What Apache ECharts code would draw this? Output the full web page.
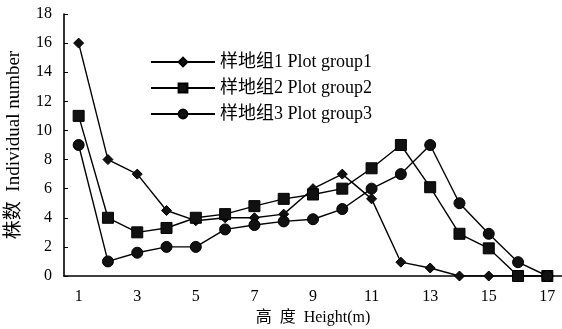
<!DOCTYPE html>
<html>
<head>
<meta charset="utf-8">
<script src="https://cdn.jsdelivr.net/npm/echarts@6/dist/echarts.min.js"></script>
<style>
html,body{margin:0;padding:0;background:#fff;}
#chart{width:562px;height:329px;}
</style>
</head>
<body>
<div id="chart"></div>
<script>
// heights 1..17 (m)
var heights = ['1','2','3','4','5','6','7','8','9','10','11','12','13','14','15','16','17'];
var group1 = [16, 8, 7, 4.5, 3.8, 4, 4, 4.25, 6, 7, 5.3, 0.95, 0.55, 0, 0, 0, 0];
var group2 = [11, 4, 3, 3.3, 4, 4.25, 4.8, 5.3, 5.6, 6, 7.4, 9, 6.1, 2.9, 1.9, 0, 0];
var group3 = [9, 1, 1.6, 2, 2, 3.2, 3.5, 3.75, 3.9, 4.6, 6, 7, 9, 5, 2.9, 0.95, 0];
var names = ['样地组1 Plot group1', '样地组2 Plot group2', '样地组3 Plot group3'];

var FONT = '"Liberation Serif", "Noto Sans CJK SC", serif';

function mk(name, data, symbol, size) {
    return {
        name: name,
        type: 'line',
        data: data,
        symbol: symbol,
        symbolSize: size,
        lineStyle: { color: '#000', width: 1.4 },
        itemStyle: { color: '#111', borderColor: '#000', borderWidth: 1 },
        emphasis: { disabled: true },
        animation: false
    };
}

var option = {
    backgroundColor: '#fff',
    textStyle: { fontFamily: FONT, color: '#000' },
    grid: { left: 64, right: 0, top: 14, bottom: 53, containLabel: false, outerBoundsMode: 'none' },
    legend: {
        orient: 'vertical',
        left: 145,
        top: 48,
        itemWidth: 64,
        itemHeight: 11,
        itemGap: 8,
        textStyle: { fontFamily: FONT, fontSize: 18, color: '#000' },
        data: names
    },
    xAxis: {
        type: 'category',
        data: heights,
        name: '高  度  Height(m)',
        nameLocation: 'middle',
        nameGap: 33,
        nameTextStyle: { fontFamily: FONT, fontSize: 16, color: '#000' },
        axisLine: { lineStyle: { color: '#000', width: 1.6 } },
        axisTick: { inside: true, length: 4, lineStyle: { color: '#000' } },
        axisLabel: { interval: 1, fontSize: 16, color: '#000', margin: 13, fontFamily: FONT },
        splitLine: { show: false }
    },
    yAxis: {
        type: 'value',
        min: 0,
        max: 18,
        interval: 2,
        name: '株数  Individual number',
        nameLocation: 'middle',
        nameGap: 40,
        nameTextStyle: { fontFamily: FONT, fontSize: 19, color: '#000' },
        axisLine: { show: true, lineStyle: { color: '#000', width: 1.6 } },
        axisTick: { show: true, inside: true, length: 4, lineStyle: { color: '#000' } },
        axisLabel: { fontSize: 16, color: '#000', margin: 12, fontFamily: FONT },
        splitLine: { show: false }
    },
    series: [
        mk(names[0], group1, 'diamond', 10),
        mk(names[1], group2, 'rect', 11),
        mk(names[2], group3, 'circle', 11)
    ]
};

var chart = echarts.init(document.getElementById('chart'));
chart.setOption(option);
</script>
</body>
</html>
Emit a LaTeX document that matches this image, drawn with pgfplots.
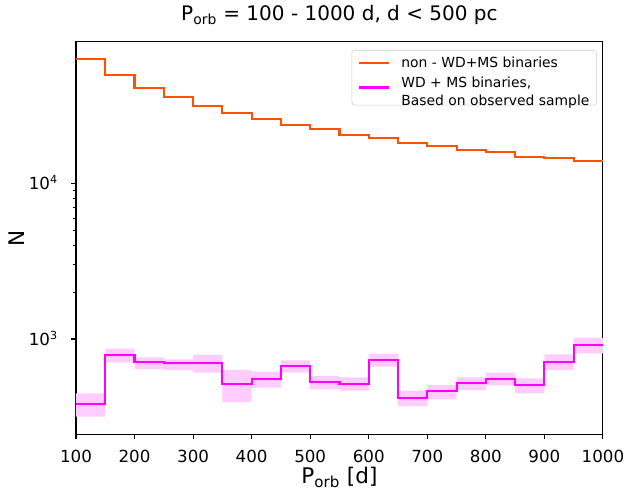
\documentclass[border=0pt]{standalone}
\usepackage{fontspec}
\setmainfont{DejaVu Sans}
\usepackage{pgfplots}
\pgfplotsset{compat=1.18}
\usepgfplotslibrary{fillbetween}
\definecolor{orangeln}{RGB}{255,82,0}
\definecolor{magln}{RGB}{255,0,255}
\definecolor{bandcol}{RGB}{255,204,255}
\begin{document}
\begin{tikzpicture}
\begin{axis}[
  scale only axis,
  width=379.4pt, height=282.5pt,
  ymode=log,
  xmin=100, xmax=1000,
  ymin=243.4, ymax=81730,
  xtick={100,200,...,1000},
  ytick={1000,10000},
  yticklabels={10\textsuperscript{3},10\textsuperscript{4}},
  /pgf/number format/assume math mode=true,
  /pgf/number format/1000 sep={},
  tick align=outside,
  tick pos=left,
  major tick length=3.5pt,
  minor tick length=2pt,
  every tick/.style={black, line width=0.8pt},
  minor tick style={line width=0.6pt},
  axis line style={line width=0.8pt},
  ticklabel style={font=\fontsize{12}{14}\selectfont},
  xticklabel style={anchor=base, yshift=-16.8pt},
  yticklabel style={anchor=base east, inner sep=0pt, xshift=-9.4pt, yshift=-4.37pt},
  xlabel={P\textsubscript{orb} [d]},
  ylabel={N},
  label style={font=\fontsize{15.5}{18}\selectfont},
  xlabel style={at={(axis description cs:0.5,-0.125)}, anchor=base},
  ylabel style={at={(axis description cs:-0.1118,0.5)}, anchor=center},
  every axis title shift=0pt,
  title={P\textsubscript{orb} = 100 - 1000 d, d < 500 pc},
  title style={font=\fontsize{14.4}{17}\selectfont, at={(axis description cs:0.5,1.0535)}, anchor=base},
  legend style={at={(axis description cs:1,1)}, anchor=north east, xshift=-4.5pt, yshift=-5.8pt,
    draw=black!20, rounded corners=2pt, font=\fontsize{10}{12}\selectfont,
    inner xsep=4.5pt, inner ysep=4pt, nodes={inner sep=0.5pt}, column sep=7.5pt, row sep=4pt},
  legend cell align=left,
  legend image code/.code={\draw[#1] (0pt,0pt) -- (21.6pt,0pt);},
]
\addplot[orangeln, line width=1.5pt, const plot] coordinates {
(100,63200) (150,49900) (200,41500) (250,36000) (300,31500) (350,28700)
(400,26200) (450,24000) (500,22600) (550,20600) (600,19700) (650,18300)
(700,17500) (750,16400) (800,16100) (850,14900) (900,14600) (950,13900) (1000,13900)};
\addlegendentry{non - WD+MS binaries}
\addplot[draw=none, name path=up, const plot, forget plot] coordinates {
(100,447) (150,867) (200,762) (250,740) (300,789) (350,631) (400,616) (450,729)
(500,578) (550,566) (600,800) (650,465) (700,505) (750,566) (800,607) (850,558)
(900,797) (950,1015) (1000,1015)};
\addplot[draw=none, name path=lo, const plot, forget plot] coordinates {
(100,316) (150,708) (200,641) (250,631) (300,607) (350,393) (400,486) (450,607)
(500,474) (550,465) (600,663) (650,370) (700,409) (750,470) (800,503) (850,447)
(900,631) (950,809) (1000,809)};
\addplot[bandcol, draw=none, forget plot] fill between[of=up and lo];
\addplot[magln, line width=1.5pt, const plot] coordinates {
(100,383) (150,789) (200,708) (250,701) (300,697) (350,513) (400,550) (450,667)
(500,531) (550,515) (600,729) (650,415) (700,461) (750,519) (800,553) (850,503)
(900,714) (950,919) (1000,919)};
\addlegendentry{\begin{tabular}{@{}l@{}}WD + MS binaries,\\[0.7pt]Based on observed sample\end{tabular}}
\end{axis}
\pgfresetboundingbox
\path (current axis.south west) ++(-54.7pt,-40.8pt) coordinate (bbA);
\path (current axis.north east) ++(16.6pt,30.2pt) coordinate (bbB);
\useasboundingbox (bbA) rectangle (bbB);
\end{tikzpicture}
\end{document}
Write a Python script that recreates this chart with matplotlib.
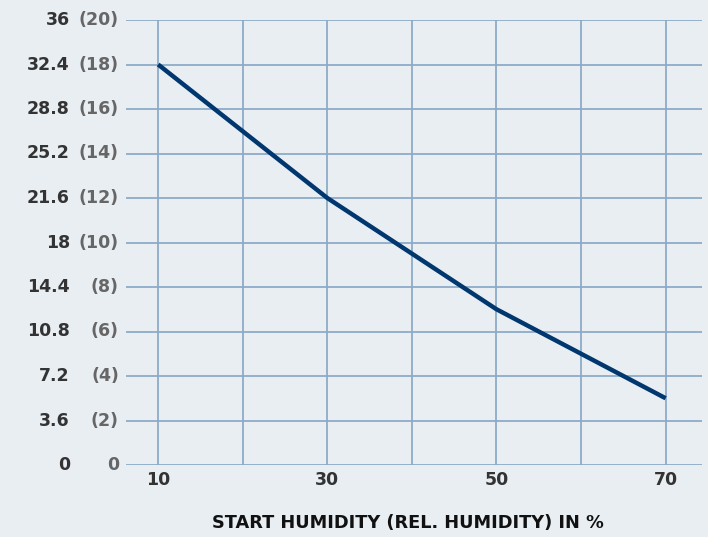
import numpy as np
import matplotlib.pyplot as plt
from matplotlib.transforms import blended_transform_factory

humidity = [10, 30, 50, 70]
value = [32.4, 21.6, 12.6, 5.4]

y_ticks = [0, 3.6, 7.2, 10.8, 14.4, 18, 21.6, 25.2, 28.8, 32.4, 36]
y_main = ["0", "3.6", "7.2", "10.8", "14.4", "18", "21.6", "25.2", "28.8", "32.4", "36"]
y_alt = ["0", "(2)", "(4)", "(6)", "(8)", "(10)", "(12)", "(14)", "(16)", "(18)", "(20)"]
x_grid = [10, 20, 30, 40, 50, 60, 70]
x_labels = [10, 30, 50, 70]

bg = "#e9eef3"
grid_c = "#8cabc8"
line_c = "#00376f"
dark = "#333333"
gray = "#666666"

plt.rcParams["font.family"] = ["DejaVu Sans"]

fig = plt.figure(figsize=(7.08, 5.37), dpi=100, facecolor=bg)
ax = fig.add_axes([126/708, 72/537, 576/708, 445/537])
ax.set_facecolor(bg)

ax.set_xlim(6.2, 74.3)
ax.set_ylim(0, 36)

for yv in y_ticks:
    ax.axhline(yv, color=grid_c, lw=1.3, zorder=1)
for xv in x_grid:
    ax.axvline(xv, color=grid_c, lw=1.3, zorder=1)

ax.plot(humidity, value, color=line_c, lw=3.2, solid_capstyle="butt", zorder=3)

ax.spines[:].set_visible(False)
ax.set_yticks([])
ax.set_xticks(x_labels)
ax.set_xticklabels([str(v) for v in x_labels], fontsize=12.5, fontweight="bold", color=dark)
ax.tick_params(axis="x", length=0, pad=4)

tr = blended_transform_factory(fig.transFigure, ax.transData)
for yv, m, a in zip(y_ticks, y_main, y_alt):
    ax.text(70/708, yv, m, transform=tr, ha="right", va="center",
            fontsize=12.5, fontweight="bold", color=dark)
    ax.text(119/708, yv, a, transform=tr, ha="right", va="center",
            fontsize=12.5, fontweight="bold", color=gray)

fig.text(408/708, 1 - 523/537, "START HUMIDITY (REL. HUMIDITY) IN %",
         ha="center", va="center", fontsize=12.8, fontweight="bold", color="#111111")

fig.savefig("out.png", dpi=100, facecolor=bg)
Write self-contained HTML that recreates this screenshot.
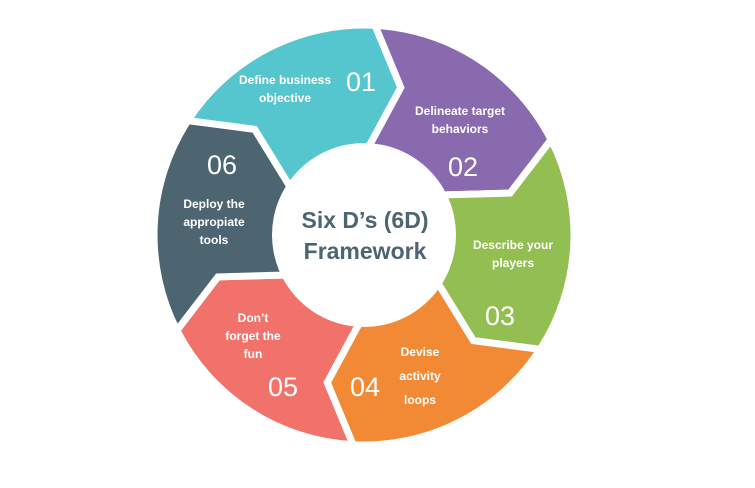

******************************

▶ **Short task**
Copy out each line of the material that holds the word "this".

▶ **Exercise solution**
What Apache ECharts code would draw this? Output the full web page.
Emit a LaTeX document that matches this image, drawn with pgfplots.
Write a Python script that recreates this chart with matplotlib.
Write self-contained HTML that recreates this screenshot.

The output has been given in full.